Consulting Career Planning
October 16, 2009 2:28 PM   Subscribe

Wanting to start doing independent consulting work in two years. Advice for now?

I am a phd student at a respected environmental policy program. I am on track to graduate in two years. I do not want to go into academia. The academic job market is horrible and the ivory tower is not applied enough for my taste.

Instead, I want to do independent (freelance) consulting work. Since I would only start consulting two years from now (after I graduate), I was wondering what I can do now to help my future consulting career.
posted by Spurious to Work & Money (5 answers total) 10 users marked this as a favorite
 
Network, network, network.
posted by Jacqueline at 2:31 PM on October 16, 2009


Basically, start looking for a job now. See if you can leverage your Phd work into some part-time consulting gigs. Part of being a consultant means being an expert. So be the expert. Do all the speaking engagements you can. Raise your profile as big as you can in every possible way. Learn the "pain points" of organizations that you would like to consult for, and demonstrate how you will be the right person for the job.
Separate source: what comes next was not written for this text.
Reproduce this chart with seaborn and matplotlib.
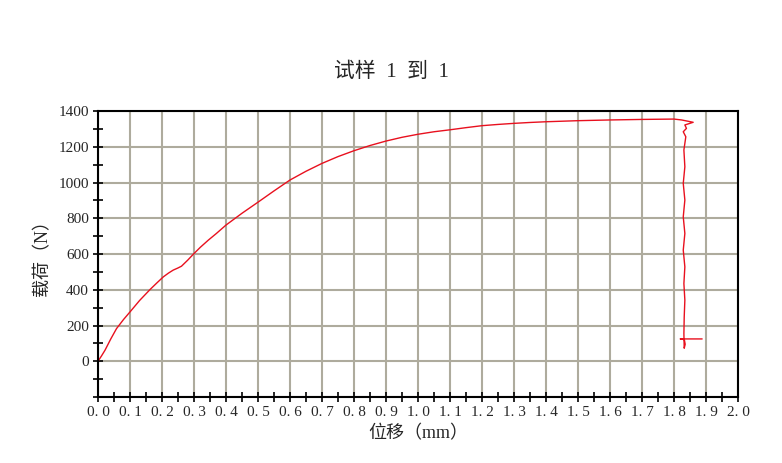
import numpy as np
import pandas as pd
import matplotlib
matplotlib.use("Agg")
import matplotlib.pyplot as plt
import seaborn as sns

# values
disp = [0.0, 0.011, 0.022, 0.04, 0.058, 0.08, 0.1, 0.13, 0.163, 0.185,
        0.204, 0.22, 0.235, 0.25, 0.261, 0.28, 0.298, 0.32, 0.345, 0.37,
        0.4, 0.45, 0.5, 0.55, 0.6, 0.65, 0.7, 0.75, 0.8, 0.85,
        0.9, 0.95, 1.0, 1.05, 1.1, 1.15, 1.2, 1.25, 1.3, 1.35,
        1.4, 1.5, 1.6, 1.7, 1.8, 1.824, 1.86, 1.834, 1.839, 1.829,
        1.837, 1.831, 1.834, 1.829, 1.834, 1.829, 1.834, 1.829, 1.834, 1.831,
        1.834, 1.832, 1.831, 1.832, 1.835, 1.832, 1.82, 1.888]
load = [0, 30, 62, 125, 183, 234, 276, 340, 402, 440,
        472, 493, 510, 522, 532, 565, 599, 638, 678, 715,
        762, 828, 890, 953, 1014, 1063, 1107, 1145, 1178, 1207,
        1232, 1253, 1270, 1284, 1295, 1307, 1318, 1325, 1331, 1336,
        1340, 1346, 1350, 1353, 1355, 1350, 1337, 1322, 1303, 1284,
        1256, 1182, 1088, 995, 902, 808, 715, 622, 528, 435,
        342, 248, 155, 73, 95, 125, 125, 125]

title = "试样  1  到  1"
xlab = "位移（mm）"
ylab = "载荷（N）"

x_major = np.round(np.arange(0, 2.01, 0.1), 1)
y_major = list(range(-200, 1401, 200))

df = pd.DataFrame({"disp": disp, "load": load})

sns.set_style("white")
fonts = ["Liberation Serif", "Noto Sans CJK SC"]
plt.rcParams["font.family"] = fonts

fig = plt.figure(figsize=(7.82, 4.63), dpi=100)
ax = fig.add_axes([0.1253, 0.1425, 0.8184, 0.6177])

sns.lineplot(data=df, x="disp", y="load", sort=False, estimator=None,
             color="#e8101e", linewidth=1.0, ax=ax)

ax.set_xlim(0, 2.0)
ax.set_ylim(-200, 1400)

ax.set_xticks(x_major)
ax.set_xticklabels([f"{v:.1f}".replace(".", ". ") for v in x_major], fontsize=11)
ax.set_xticks(np.arange(0.05, 2.0, 0.1), minor=True)
ax.set_yticks(y_major)
ax.set_yticklabels(["" if v < 0 else str(v) for v in y_major], fontsize=11)
ax.set_yticks(range(-100, 1400, 200), minor=True)

ax.tick_params(which="both", direction="inout", length=7, width=1.2, color="black",
               left=True, bottom=True, pad=3)

ax.grid(True, which="major", color="#aeab9d", linewidth=1.5)
ax.set_axisbelow(True)
for s in ax.spines.values():
    s.set_color("black")
    s.set_linewidth(1.5)

ax.set_xlabel(xlab, fontsize=13, labelpad=4)
ax.set_ylabel(ylab, fontsize=13, labelpad=5)
fig.text(0.5, 0.845, title, ha="center", va="center", fontsize=15)

fig.savefig("out.png", dpi=100)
Consider applying to consulting firms (McKinsey, Bain, IBM, and Accenture, etc. ), they can break you into the field of consulting and demonstrate what needs to go down relatively safely. Then you go independent with a better chance of success.
posted by dobie at 2:54 PM on October 16, 2009


Why can you not start now? Bursting out of academia with no actual experience of client deliverables is... possibly not the most forward-thinking plan ever. Can you offer your post-masters, pre-doc expertise to some kind of environmental think tank, or a business with a need and no budget, or something? Some kind of sector portfolio would give you credibility, plus unless you are in one of those rare academic programmes that gives you a lot of real-world experience, you might find that kind of practice very useful from a practical hands-on perspective.
posted by DarlingBri at 4:09 PM on October 16, 2009


Best answer: Start looking now. If you can get experience on your CV without completely killing your coursework / thesis work, do it. Summers, a month over the winter holidays...

Are you interested in domestic work? International? It would help to know because the advice for each would be different.

I used to be a recruiter for a large international firm-- still work there, just not recruiting anymore. I filled about 85 short-term consulting positions and read literally thousands of CVs.

Tips:

1. Don't send the same (slightly modified) cover letter to every company. Completely transparent, and unimpressive.

2.a. Do send a CV that is impeccably organized. You have about a minute to stick out to a recruiter; put the good stuff up front. Don't front-load it with academic stuff; degree and institution is fine, but keep the publications towards the end. They're important, but not as important as work experience, especially field work. It's not a bad idea to save as PDF.

2.b. Keep your cover letter to one page, CV to three max. Since you have less than 10 years of experience, try to keep it to 2.

3. Language skills are (usually) less important than you think.

4. Ask your professors for leads and introductions.

5. Don't take it personally when you don't hear from companies at all. In the recruiting stage, you're nothing more than a page of accomplishments and experiences, and if they don't fit the task at hand perfectly, that page will end up in the trash.

Independent consulting is rough because you never know what-- or when-- your next gig will be. Living without benefits isn't easy. A transient existence is almost unavoidable. Consider whether this is really what you want; some people love it, some (like me) could never handle the uncertainty.
posted by charmcityblues at 4:34 PM on October 16, 2009


Response by poster: Thanks for all the great advice, and keep it coming!

A friend turned me onto the idea of independent consulting. He got his phd 5 years ago and does consulting full time, mostly helping think tanks with policy research in the topic he did his dissertation in.